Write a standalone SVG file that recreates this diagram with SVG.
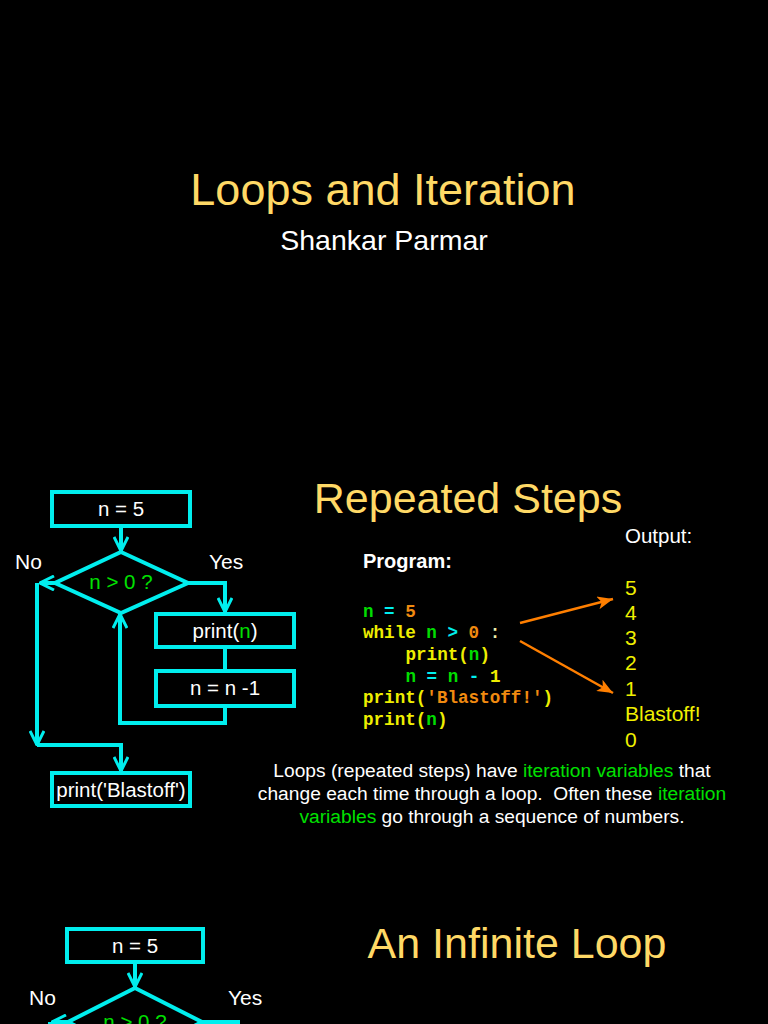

---

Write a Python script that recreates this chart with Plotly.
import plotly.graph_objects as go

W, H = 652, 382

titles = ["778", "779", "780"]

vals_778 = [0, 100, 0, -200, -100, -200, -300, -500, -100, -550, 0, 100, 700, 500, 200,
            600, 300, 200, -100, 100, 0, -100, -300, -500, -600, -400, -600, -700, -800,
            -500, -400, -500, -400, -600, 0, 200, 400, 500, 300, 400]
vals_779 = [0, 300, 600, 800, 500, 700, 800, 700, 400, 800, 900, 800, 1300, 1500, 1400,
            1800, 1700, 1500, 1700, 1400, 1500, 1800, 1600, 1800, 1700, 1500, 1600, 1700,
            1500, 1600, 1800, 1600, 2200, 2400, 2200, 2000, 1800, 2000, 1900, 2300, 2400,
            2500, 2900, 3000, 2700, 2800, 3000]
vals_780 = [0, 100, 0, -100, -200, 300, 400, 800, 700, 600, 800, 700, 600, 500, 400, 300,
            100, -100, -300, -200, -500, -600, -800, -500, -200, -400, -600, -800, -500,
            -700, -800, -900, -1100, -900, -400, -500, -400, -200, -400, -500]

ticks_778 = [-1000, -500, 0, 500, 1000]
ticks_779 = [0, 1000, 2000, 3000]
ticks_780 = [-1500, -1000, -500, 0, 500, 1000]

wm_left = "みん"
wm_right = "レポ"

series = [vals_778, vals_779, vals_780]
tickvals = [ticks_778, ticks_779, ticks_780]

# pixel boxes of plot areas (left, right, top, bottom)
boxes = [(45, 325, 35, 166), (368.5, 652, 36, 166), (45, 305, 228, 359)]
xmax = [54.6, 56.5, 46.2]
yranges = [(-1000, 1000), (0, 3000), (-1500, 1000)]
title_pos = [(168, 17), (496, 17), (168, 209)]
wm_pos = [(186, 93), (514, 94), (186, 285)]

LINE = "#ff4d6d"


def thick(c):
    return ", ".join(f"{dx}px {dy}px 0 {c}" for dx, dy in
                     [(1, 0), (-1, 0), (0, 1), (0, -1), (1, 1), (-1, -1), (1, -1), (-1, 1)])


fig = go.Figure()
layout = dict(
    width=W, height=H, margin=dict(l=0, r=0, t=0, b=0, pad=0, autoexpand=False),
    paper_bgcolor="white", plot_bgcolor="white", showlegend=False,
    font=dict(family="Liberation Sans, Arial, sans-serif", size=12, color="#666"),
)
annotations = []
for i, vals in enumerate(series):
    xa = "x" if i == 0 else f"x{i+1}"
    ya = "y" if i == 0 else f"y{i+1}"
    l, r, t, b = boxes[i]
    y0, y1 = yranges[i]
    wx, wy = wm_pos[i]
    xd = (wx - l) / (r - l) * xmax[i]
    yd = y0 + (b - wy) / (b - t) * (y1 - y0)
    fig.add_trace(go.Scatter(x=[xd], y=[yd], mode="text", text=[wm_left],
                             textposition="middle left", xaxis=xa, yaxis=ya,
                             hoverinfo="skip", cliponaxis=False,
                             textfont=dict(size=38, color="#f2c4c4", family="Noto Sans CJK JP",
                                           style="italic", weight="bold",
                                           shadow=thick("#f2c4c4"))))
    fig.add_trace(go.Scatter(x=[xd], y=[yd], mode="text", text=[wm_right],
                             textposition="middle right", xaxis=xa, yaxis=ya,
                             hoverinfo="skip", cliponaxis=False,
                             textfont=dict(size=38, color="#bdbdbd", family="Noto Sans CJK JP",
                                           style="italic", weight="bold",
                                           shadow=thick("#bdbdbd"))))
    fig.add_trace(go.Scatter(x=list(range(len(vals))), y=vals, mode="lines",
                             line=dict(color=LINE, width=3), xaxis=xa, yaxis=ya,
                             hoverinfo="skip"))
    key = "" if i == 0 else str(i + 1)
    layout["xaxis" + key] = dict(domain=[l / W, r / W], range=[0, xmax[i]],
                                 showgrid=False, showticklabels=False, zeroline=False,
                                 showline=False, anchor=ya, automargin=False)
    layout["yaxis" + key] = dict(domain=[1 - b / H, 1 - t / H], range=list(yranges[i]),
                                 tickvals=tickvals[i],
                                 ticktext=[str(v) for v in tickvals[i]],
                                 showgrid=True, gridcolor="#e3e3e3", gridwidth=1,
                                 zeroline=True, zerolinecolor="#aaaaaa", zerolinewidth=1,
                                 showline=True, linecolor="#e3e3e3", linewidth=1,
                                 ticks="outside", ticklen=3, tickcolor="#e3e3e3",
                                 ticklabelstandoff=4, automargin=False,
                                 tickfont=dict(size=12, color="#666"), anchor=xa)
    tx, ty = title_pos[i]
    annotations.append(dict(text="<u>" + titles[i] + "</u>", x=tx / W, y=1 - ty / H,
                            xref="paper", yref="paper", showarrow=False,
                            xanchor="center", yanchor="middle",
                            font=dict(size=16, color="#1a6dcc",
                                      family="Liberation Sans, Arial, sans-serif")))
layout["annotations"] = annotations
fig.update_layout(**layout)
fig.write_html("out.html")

...

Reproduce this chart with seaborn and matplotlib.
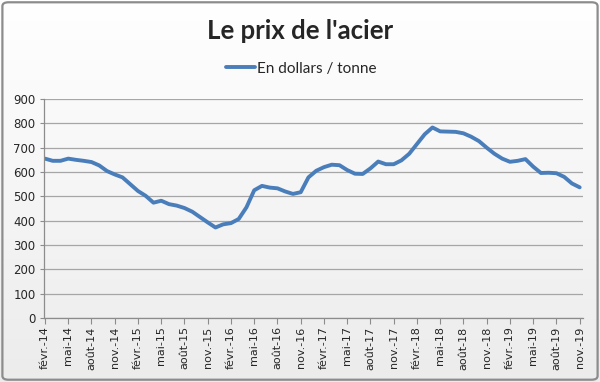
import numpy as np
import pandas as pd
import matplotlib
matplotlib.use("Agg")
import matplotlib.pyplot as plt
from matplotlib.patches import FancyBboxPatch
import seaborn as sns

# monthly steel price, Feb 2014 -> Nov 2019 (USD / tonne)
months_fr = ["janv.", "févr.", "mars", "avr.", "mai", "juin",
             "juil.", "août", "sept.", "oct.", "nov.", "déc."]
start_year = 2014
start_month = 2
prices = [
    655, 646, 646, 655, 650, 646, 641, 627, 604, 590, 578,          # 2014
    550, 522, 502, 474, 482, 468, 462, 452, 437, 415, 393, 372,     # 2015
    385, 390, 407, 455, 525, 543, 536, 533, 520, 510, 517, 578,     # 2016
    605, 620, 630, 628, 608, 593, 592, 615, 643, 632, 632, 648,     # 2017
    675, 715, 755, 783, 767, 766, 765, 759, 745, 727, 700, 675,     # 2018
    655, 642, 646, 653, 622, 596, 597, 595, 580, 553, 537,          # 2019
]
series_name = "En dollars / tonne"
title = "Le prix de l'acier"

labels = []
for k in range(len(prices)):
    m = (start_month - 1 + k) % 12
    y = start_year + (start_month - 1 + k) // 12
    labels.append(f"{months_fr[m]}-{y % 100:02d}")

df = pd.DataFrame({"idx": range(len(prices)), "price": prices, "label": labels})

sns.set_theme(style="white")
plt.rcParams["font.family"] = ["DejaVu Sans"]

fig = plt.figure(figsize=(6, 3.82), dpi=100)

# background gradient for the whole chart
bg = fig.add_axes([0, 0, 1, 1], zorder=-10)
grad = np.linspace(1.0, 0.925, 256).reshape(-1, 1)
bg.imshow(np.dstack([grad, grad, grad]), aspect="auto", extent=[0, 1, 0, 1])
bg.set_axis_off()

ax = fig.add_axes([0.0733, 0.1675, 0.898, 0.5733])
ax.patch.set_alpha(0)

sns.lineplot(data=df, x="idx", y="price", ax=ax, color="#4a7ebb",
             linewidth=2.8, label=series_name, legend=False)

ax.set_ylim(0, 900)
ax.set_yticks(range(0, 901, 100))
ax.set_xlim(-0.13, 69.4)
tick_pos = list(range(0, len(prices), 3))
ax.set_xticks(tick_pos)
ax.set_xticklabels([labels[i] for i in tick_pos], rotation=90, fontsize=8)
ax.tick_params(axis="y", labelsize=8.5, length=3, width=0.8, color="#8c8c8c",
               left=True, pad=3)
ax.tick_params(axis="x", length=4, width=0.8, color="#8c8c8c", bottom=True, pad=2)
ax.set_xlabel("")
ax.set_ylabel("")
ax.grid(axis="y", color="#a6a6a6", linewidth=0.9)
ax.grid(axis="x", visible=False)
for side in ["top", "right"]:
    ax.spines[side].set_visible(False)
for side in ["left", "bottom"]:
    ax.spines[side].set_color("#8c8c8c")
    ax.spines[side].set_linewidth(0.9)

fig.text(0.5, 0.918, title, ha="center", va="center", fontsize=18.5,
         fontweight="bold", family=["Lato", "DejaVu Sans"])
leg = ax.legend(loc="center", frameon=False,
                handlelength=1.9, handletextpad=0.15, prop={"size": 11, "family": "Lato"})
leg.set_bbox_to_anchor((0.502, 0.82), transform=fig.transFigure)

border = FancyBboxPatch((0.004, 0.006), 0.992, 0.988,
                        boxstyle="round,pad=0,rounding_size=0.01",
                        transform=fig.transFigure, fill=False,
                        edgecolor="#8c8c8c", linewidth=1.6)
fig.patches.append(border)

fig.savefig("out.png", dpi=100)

▶ Requirement: From the records above, transcribe without alteration every line from the one with "Write a Python" to the one with "-1), (1, -1), (-1, 1)])", inclusive.

▶ Correct output:
Write a Python script that recreates this chart with Plotly.
import plotly.graph_objects as go

W, H = 652, 382

titles = ["778", "779", "780"]

vals_778 = [0, 100, 0, -200, -100, -200, -300, -500, -100, -550, 0, 100, 700, 500, 200,
            600, 300, 200, -100, 100, 0, -100, -300, -500, -600, -400, -600, -700, -800,
            -500, -400, -500, -400, -600, 0, 200, 400, 500, 300, 400]
vals_779 = [0, 300, 600, 800, 500, 700, 800, 700, 400, 800, 900, 800, 1300, 1500, 1400,
            1800, 1700, 1500, 1700, 1400, 1500, 1800, 1600, 1800, 1700, 1500, 1600, 1700,
            1500, 1600, 1800, 1600, 2200, 2400, 2200, 2000, 1800, 2000, 1900, 2300, 2400,
            2500, 2900, 3000, 2700, 2800, 3000]
vals_780 = [0, 100, 0, -100, -200, 300, 400, 800, 700, 600, 800, 700, 600, 500, 400, 300,
            100, -100, -300, -200, -500, -600, -800, -500, -200, -400, -600, -800, -500,
            -700, -800, -900, -1100, -900, -400, -500, -400, -200, -400, -500]

ticks_778 = [-1000, -500, 0, 500, 1000]
ticks_779 = [0, 1000, 2000, 3000]
ticks_780 = [-1500, -1000, -500, 0, 500, 1000]

wm_left = "みん"
wm_right = "レポ"

series = [vals_778, vals_779, vals_780]
tickvals = [ticks_778, ticks_779, ticks_780]

# pixel boxes of plot areas (left, right, top, bottom)
boxes = [(45, 325, 35, 166), (368.5, 652, 36, 166), (45, 305, 228, 359)]
xmax = [54.6, 56.5, 46.2]
yranges = [(-1000, 1000), (0, 3000), (-1500, 1000)]
title_pos = [(168, 17), (496, 17), (168, 209)]
wm_pos = [(186, 93), (514, 94), (186, 285)]

LINE = "#ff4d6d"


def thick(c):
    return ", ".join(f"{dx}px {dy}px 0 {c}" for dx, dy in
                     [(1, 0), (-1, 0), (0, 1), (0, -1), (1, 1), (-1, -1), (1, -1), (-1, 1)])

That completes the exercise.